= Recorded data =
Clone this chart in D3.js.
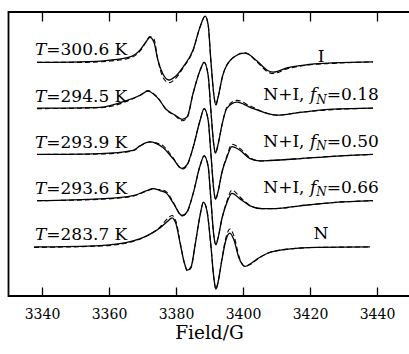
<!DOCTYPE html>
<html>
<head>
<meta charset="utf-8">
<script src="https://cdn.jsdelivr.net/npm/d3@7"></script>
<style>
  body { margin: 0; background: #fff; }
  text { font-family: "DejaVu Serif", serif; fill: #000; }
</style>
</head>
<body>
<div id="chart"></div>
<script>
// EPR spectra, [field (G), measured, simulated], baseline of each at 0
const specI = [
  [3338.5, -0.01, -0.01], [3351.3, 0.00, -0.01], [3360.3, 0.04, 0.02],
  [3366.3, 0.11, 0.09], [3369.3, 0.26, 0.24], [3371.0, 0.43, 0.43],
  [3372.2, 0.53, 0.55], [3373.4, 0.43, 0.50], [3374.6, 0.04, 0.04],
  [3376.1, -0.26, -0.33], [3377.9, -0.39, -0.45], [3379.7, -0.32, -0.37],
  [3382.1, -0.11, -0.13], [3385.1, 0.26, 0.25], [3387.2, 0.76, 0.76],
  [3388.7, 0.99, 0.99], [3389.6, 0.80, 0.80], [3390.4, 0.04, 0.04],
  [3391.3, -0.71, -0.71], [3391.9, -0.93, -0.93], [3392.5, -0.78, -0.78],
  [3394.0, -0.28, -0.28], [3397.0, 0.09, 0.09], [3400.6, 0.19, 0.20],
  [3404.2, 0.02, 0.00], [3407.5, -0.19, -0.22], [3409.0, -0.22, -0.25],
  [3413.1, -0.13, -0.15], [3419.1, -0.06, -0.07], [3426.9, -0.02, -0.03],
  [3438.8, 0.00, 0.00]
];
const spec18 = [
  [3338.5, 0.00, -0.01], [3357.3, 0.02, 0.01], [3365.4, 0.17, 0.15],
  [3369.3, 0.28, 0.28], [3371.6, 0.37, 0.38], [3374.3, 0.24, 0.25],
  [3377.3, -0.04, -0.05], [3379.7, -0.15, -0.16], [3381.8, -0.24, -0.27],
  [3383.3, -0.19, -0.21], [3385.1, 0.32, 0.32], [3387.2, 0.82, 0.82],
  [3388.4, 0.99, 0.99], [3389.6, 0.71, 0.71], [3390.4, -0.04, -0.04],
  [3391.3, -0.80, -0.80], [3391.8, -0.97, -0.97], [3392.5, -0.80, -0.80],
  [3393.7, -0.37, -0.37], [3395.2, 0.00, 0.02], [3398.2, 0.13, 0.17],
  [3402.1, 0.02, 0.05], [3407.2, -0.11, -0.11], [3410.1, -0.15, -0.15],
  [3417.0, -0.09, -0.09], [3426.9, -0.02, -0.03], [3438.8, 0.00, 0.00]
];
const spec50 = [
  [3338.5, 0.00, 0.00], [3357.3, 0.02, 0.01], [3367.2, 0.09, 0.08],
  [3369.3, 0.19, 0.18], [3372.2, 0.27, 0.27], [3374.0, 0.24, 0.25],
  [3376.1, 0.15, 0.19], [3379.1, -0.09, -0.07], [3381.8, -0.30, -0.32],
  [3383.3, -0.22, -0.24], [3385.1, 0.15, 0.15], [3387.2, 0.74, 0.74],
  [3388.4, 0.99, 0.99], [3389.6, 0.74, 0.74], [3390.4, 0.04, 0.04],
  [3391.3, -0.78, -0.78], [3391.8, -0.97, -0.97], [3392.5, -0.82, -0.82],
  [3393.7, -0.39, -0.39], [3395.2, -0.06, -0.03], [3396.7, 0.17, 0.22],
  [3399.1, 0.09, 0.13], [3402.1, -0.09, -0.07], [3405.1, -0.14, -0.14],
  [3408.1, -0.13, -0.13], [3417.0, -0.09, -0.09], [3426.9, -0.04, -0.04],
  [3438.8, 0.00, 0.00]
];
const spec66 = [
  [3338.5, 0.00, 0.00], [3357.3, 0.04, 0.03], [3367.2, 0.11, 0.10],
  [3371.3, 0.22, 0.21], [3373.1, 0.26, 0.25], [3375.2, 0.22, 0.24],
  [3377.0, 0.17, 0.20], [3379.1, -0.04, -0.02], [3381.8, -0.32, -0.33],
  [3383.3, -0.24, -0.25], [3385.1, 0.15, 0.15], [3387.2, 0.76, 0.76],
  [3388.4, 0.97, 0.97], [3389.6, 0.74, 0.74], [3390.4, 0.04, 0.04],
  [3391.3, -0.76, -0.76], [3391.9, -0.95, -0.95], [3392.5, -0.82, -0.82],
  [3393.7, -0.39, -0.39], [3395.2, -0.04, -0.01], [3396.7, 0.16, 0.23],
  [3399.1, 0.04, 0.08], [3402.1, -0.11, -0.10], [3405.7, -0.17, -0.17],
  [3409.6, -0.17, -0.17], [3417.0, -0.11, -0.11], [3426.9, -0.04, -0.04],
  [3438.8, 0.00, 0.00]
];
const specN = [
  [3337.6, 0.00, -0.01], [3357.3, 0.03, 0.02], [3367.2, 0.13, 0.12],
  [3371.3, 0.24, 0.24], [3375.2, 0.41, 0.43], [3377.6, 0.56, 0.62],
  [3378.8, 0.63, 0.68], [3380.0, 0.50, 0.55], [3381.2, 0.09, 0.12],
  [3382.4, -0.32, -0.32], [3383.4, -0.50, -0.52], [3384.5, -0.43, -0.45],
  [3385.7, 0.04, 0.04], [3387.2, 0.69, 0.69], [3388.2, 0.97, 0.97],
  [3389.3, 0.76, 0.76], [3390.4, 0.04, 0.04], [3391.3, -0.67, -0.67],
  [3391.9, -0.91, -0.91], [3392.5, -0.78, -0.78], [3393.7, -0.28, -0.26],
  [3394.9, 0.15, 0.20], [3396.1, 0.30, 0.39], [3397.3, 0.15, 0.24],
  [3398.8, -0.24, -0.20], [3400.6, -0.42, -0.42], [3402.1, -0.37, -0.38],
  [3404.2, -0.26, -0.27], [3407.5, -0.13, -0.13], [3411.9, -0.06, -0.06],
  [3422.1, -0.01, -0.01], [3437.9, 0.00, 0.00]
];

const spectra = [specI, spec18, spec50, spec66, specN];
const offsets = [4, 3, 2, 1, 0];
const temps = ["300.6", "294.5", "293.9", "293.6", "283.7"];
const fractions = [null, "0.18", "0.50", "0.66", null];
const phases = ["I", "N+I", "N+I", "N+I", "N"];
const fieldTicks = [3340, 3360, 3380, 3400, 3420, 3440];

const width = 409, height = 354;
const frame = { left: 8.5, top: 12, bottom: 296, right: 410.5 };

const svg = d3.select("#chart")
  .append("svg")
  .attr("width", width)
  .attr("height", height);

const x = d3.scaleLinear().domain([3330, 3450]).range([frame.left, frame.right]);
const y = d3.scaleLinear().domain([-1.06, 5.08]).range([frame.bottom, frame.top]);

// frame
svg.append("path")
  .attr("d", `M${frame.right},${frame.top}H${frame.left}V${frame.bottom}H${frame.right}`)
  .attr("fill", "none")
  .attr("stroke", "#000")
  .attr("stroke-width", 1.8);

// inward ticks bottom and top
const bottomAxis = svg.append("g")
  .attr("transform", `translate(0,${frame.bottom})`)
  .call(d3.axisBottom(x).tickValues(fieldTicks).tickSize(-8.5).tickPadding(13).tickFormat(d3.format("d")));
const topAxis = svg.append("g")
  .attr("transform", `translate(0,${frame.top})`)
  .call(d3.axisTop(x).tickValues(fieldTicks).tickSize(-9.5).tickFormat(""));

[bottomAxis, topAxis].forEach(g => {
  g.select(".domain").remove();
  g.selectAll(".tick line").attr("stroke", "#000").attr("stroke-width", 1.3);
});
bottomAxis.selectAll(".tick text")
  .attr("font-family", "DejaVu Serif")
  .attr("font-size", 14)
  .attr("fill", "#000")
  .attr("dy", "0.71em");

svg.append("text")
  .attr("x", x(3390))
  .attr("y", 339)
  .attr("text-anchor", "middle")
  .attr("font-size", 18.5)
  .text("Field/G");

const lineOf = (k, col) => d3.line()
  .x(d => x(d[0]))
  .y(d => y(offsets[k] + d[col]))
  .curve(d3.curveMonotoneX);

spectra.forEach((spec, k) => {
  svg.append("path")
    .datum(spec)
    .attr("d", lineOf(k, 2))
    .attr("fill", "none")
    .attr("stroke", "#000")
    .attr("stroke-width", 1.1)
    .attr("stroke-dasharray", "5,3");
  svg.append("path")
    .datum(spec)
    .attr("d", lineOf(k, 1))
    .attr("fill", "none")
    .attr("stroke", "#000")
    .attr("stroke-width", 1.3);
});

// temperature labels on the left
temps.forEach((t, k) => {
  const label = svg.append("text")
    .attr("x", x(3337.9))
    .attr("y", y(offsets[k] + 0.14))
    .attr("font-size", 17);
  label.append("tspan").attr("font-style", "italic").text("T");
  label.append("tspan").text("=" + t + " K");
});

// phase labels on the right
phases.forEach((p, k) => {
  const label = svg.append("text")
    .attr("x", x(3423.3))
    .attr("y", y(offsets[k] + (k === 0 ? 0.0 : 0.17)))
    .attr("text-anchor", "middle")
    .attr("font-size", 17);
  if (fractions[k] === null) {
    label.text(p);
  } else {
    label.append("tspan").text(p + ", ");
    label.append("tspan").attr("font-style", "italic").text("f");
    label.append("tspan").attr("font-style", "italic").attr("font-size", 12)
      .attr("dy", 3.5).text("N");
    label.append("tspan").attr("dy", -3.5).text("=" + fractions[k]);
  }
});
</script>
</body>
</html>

= Stated problem =
Pick out the lines that have the word "chart". Copy them all.

= Result for this exercise =
Clone this chart in D3.js.
<div id="chart"></div>
const svg = d3.select("#chart")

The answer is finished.